Experts say in most cases, the walls aren’t needed to control erosion. Instead, they are a way for lakeshore owners to create a sand beach and a more level yard that can be mowed and manicured.
“They’re very elaborate,” said Dan Lais, area hydrologist with the state Department of Natural Resources. “Most of the time, people are just simply ignoring the rules and putting them in, and asking forgiveness later.”
Differing views
For some, neat, interlocking keystone walls and terraced yards are pleasing to the eye. But others say the walls ruin the wild beauty of the shoreline, destroy fish and wildlife habitat and increase the amount of pollutants that wash into the lake because they are not filtered first.
“It’s landscaping, and it typically alters the natural character of the shoreline,” Lais said.
Natural vegetation filters impurities far better than soil or mowed lawn can, said Marian Bender, executive director of the nonprofit advocacy group Minnesota Waters. Runoff from a mowed lawn can be as much as five to 10 times higher than from a natural shoreline, she said.
Still, landscaping companies continue to market “the look” — a sand beach, retaining wall and green manicured lawn — “that really is very hard on the lake,” Bender said.
State and county shore land rules allow retaining walls only as a last resort, when nothing else can control severe erosion. A shoreline alteration permit is required to do any work within the shore impact zone — typically 50-100 feet from the water’s edge, depending on how the lake is classified.
The number of people who make shore alterations without a permit seems to be on the rise, said Don Adams, Stearns County environmental services director.
That’s despite a major effort by the county, soil and water conservation districts and watershed districts to spread the word to lakeshore owners about the requirements, Adams said. The county also requires that contractors who work in shore land areas be licensed and get training every year.
“I don’t know if people are just willing to take a chance that they’re going to be approved,” Adams said.
The county often hears from upset neighbors about cases of landowners building a retaining wall or filling in a sand beach without a permit, he said.
“There are lots of eyes out there, and we usually hear about them from a neighbor or from somebody who has been on the lake and witnessed construction,” Adams said.
The landowners who are caught making major alterations without permission can apply for an after-the fact permit, which costs $370 plus a sliding fee of $515-$825, depending on how quickly the case is resolved.
Given that one recently built retaining wall had a price tag of $60,000, the penalty is “not much of a disincentive,” Adams said.
If the shore land review panel denies the permit, the landowner could be forced to restore the shore, which can be much more costly, he said.
Changing minds
State and local officials are encouraging homeowners to try other methods of restoring their shorelines, such as regrading the slope and planting native species.
So-called “bioengineering” — regrading and planting native trees and plants — is much preferred over building or replacing retaining walls, Adams said.
Despite its high-tech name, bioengineering is often simpler and less costly than a building retaining wall, Adams said.
The Galleas received $26,000 in grant money for their restoration project, which covered about 75 percent of the cost.
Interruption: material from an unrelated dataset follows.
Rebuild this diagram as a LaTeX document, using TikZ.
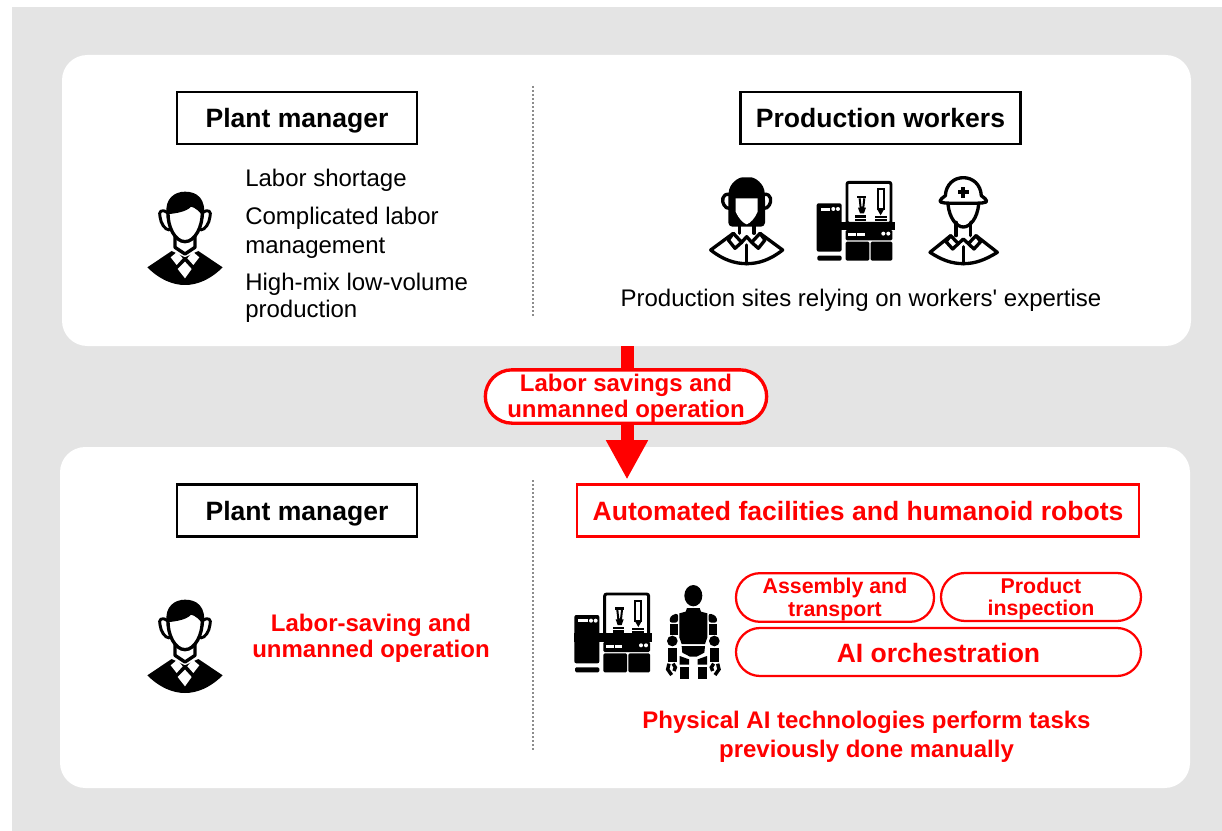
\documentclass[tikz,border=0pt]{standalone}
\usepackage{fontspec}
\setmainfont{Liberation Sans}
\newfontfamily\plainface{Liberation Sans}
\usetikzlibrary{arrows.meta}
\definecolor{bggray}{HTML}{E4E4E4}
\definecolor{sepgray}{HTML}{8C8C8C}
\definecolor{redc}{HTML}{FF0000}
\newcommand{\fsA}{\fontsize{19.9}{24}\selectfont\bfseries}
\newcommand{\fsB}{\fontsize{18}{21}\selectfont}
\newcommand{\fsC}{\fontsize{18}{19.3}\selectfont\bfseries}
\newcommand{\fsD}{\fontsize{16}{17.2}\selectfont\bfseries}
\newcommand{\strutC}{\rule{0pt}{16pt}}
\newcommand{\strutD}{\rule{0pt}{14.6pt}}
\tikzset{
  panel/.style={fill=white,draw=none,rounded corners=19pt,inner sep=0pt},
  titlebox/.style={draw=black,line width=1.6pt,fill=white,inner sep=0pt,font=\fsA,text=black,text height=19pt,text depth=4pt},
  redbox/.style={draw=redc,line width=1.6pt,fill=white,inner sep=0pt,font=\fsA,text=redc,text height=19pt,text depth=4pt},
  pill/.style={draw=redc,line width=1.7pt,fill=white,inner sep=0pt,align=center,text=redc,rounded corners=18pt},
  plain/.style={inner sep=0pt,anchor=base west,font=\fsB},
  redtext/.style={inner sep=0pt,align=center,text=redc,font=\fsC},
  sep/.style={draw=sepgray,line width=1.5pt,dash pattern=on 1.5pt off 1.5pt},
  bigarrow/.style={draw=redc,line width=9.75pt,-{Triangle[length=29.5pt,width=29.5pt]}},
  ink/.style={line width=2.5pt,line cap=round,line join=round,draw=black},
  pics/manager/.style={code={
    \begin{scope}[x=.25pt,y=-.25pt]
      \draw[ink,line width=2.2pt] (112,128) .. controls (95,115) and (85,125) .. (90,140) .. controls (92,160) and (105,180) .. (118,180);
      \draw[ink,line width=2.2pt] (218,128) .. controls (235,115) and (245,125) .. (240,140) .. controls (238,160) and (225,180) .. (212,180);
      \draw[ink] (135,200)--(135,232)--(165,252)--(195,232)--(195,200);
      \fill (52,292) -- (125,243) -- (165,262) -- (205,243) -- (278,292) .. controls (240,330) and (200,345) .. (165,345) .. controls (130,345) and (90,330) .. (52,292) -- cycle;
      \fill[white] (122,262)--(142,245)--(158,265)--(140,285)--cycle;
      \fill[white] (208,262)--(188,245)--(172,265)--(190,285)--cycle;
      \fill[white] (165,275)--(185,297)--(165,325)--(143,297)--cycle;
      \fill[white] (114,125) .. controls (112,170) and (135,215) .. (165,215) .. controls (195,215) and (218,170) .. (217,125) -- cycle;
      \draw[ink] (114,125) .. controls (112,170) and (135,215) .. (165,215) .. controls (195,215) and (218,170) .. (217,125);
      \fill (110,133) .. controls (103,85) and (135,65) .. (165,65) .. controls (200,65) and (230,85) .. (221,142) .. controls (210,125) and (195,112) .. (183,110) .. controls (170,125) and (140,130) .. (110,133) -- cycle;
    \end{scope}}},
  pics/woman/.style={code={
    \begin{scope}[x=.25pt,y=-.25pt]
      \draw[ink] (32,255)--(100,205)--(125,232)--(140,215)--(155,232)--(180,205)--(248,255) .. controls (210,285) and (175,296) .. (140,296) .. controls (105,296) and (70,285) .. (32,255) -- cycle;
      \draw[ink] (100,205)--(85,225)--(105,250)--(125,232);
      \draw[ink] (180,205)--(195,225)--(175,250)--(155,232);
      \draw[ink] (140,240)--(140,296);
      \draw[ink] (118,175)--(118,205);
      \draw[ink] (162,175)--(162,205);
      \draw[ink] (88,88) .. controls (65,85) and (65,110) .. (72,120) .. controls (76,128) and (82,130) .. (88,130);
      \draw[ink] (192,88) .. controls (215,85) and (215,110) .. (208,120) .. controls (204,128) and (198,130) .. (192,130);
      \fill[rounded corners=3pt] (85,185) -- (85,95) .. controls (88,55) and (115,37) .. (140,37) .. controls (165,37) and (192,55) .. (195,95) -- (195,185) -- cycle;
      \fill[white] (107,100) -- (173,100) -- (173,140) .. controls (165,160) and (150,175) .. (140,178) .. controls (130,175) and (115,160) .. (107,140) -- cycle;
    \end{scope}}},
  pics/hardhat/.style={code={
    \begin{scope}[x=.25pt,y=-.25pt]
      \draw[ink] (690,262)--(752,212)--(775,236)--(790,222)--(805,236)--(828,212)--(892,262) .. controls (855,285) and (825,296) .. (790,296) .. controls (755,296) and (725,285) .. (690,262) -- cycle;
      \draw[ink] (752,212)--(738,230)--(758,252)--(775,236);
      \draw[ink] (828,212)--(842,230)--(822,252)--(805,236);
      \draw[ink] (790,245)--(790,296);
      \draw[ink] (768,172)--(768,212);
      \draw[ink] (812,172)--(812,212);
      \draw[ink] (744,118) .. controls (748,160) and (770,186) .. (790,186) .. controls (810,186) and (832,160) .. (836,118);
      \draw[ink,fill=white] (736,92) .. controls (738,58) and (762,38) .. (790,38) .. controls (818,38) and (842,58) .. (844,92) .. controls (852,98) and (860,104) .. (860,108) .. controls (858,114) and (850,115) .. (790,115) .. controls (730,115) and (722,114) .. (720,108) .. controls (720,104) and (728,98) .. (736,92) -- cycle;
      \fill (784,66) rectangle (796,98);
      \fill (774,76) rectangle (806,88);
    \end{scope}}},
  pics/machine/.style={code={
    \begin{scope}[x=.25pt,y=-.25pt]
      \fill[rounded corners=1.5pt] (28,105) rectangle (103,250);
      \fill[rounded corners=1pt] (30,262) rectangle (103,277);
      \fill[white] (40,118) rectangle (68,127);
      \fill[white] (78,122) circle (6);
      \fill[white] (92,122) circle (6);
      \draw[line width=2.2pt,rounded corners=1.5pt] (119,42) rectangle (251,165);
      \fill (28,160) rectangle (262,185);
      \fill[rounded corners=1pt] (115,185) rectangle (255,216);
      \fill[rounded corners=1pt] (115,220) rectangle (186,277);
      \fill[rounded corners=1pt] (190,220) rectangle (255,277);
      \fill[white] (122,194) rectangle (146,203);
      \fill[white] (150,194) rectangle (172,203);
      \fill[white] (228,196) circle (6);
      \fill[white] (243,196) circle (6);
      \fill (149,82) rectangle (177,90);
      \draw[line width=1.5pt] (157,90) -- (160,118) -- (168,118) -- (171,90);
      \fill (152,118) -- (176,118) -- (170,135) -- (158,135) -- cycle;
      \fill (144,141) rectangle (177,148);
      \fill (144,151) rectangle (177,158);
      \draw[line width=1.5pt] (211,62) rectangle (229,122);
      \fill (209,122) -- (231,122) -- (220,141) -- cycle;
      \fill (202,144) rectangle (238,150);
      \fill (202,152) rectangle (238,158);
    \end{scope}}},
  pics/robot/.style={code={
    \begin{scope}[x=.25pt,y=-.25pt]
      \fill (385,47) ellipse (27 and 32);
      \fill (366,84) -- (404,84) -- (408,95) -- (427,100) -- (427,172) -- (420,192) -- (350,192) -- (343,172) -- (343,100) -- (362,95) -- cycle;
      \fill[rounded corners=2pt] (313,128) -- (316,108) -- (339,99) -- (339,128) -- cycle;
      \fill (314,132) rectangle (338,166);
      \fill[rounded corners=2pt] (457,128) -- (454,108) -- (431,99) -- (431,128) -- cycle;
      \fill (432,132) rectangle (456,166);
      \fill (322,183) circle (16);
      \fill (448,183) circle (16);
      \fill (309,203) rectangle (335,245);
      \fill (435,203) rectangle (461,245);
      \draw[line width=2.6pt] (312,251) -- (308,268) -- (320,285);
      \draw[line width=2.6pt] (324,251) -- (331,262) -- (327,273);
      \draw[line width=2.6pt] (458,251) -- (462,268) -- (450,285);
      \draw[line width=2.6pt] (446,251) -- (439,262) -- (443,273);
      \fill (350,198) -- (420,198) -- (418,218) -- (395,230) -- (375,230) -- (352,218) -- cycle;
      \fill (344,228) -- (372,238) -- (372,254) -- (344,254) -- cycle;
      \fill (426,228) -- (398,238) -- (398,254) -- (426,254) -- cycle;
      \fill (345,260) rectangle (372,297);
      \fill (398,260) rectangle (425,297);
    \end{scope}}}
}
\begin{document}
\begin{tikzpicture}[x=.75pt,y=-.75pt]
\useasboundingbox (0,0) rectangle (1222,831);
\fill[bggray] (12,7) rectangle (1222,831);
% panels
\node[panel,minimum width=846.75pt,minimum height=218.25pt] (topPanel) at (626.5,200.5) {};
\node[panel,minimum width=847.5pt,minimum height=255.75pt] (botPanel) at (625,617.5) {};
% arrow
\coordinate (arrowTip) at (627,479.5);
\draw[bigarrow] (topPanel.south -| arrowTip) -- (arrowTip);
\node[pill,font=\fsC,line width=2.5pt,rounded corners=20pt,minimum width=211pt,minimum height=40pt] (savePill) at (626,396.5) {\strutC Labor savings and\\unmanned operation};
% separators
\coordinate (sepA) at (533,86); \coordinate (sepB) at (533,318);
\coordinate (sepC) at (533,480); \coordinate (sepD) at (533,752);
\draw[sep] (sepA) -- (sepB);
\draw[sep] (sepC) -- (sepD);
% titles
\node[titlebox,minimum width=180.5pt,minimum height=39.5pt] (pmTop) at (297,118) {Plant manager};
\node[titlebox,minimum width=210pt,minimum height=39.5pt] (pwTop) at (880.5,118) {Production workers};
\node[titlebox,minimum width=180.5pt,minimum height=39pt] (pmBot) at (297,510.5) {Plant manager};
\node[redbox,minimum width=422pt,minimum height=39pt] (autoBox) at (858,510.5) {Automated facilities and humanoid robots};
% top left
\node[plain] (t1) at (245,187) {Labor shortage};
\node[plain] (t2) at (245,225) {Complicated labor};
\node[plain] (t3) at (245,253) {management};
\node[plain] (t4) at (245,291) {High-mix low-volume};
\node[plain] (t5) at (245,318) {production};
\node[plain,anchor=base] (t6) at (861,306) {\plainface Production sites relying on workers' expertise};
% icons
\pic at (130,170) {manager};
\pic at (130,578) {manager};
\pic at (700,165) {woman};
\pic at (700,165) {hardhat};
\pic at (807.3,168.3) {machine};
\pic at (565,580) {machine};
\pic at (565,580) {robot};
% red labels
\node[redtext] (lsu) at (371,638) {Labor-saving and\\unmanned operation};
\node[redtext,align=center] (phys) at (866.5,737) {Physical AI technologies perform tasks\\[2.2pt]previously done manually};
% pills
\node[pill,font=\fsD,minimum width=148.5pt,minimum height=36.5pt] (asm) at (835,597.5) {\strutD Assembly and\\transport};
\node[pill,font=\fsD,minimum width=150pt,minimum height=36pt] (insp) at (1041,597) {\strutD Product\\inspection};
\node[pill,font=\fsA,text height=19pt,text depth=4pt,minimum width=303.75pt,minimum height=36pt] (orch) at (938.5,652) {AI orchestration};
\end{tikzpicture}
\end{document}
Richard Gallea figures he easily would have spent $25,000 to remove the old wall and install a new one.
And there are benefits that can’t be measured in dollars, such as the colorful columbines and black-eyed Susans that bloom along the shore.
Gallea said he didn’t give up much. He can still see the lake and even kept a small area of sand by the dock where children can play. Keeping up with the weeding has been daunting, but that should get better now that the flowers are starting to take hold, he said.
Gallea said it’s an uphill battle to convince people that the groomed grass and tidy beach they grew up with isn’t the ideal.
“It’s going to take a while to really start converting people over to this other view,” Gallea said.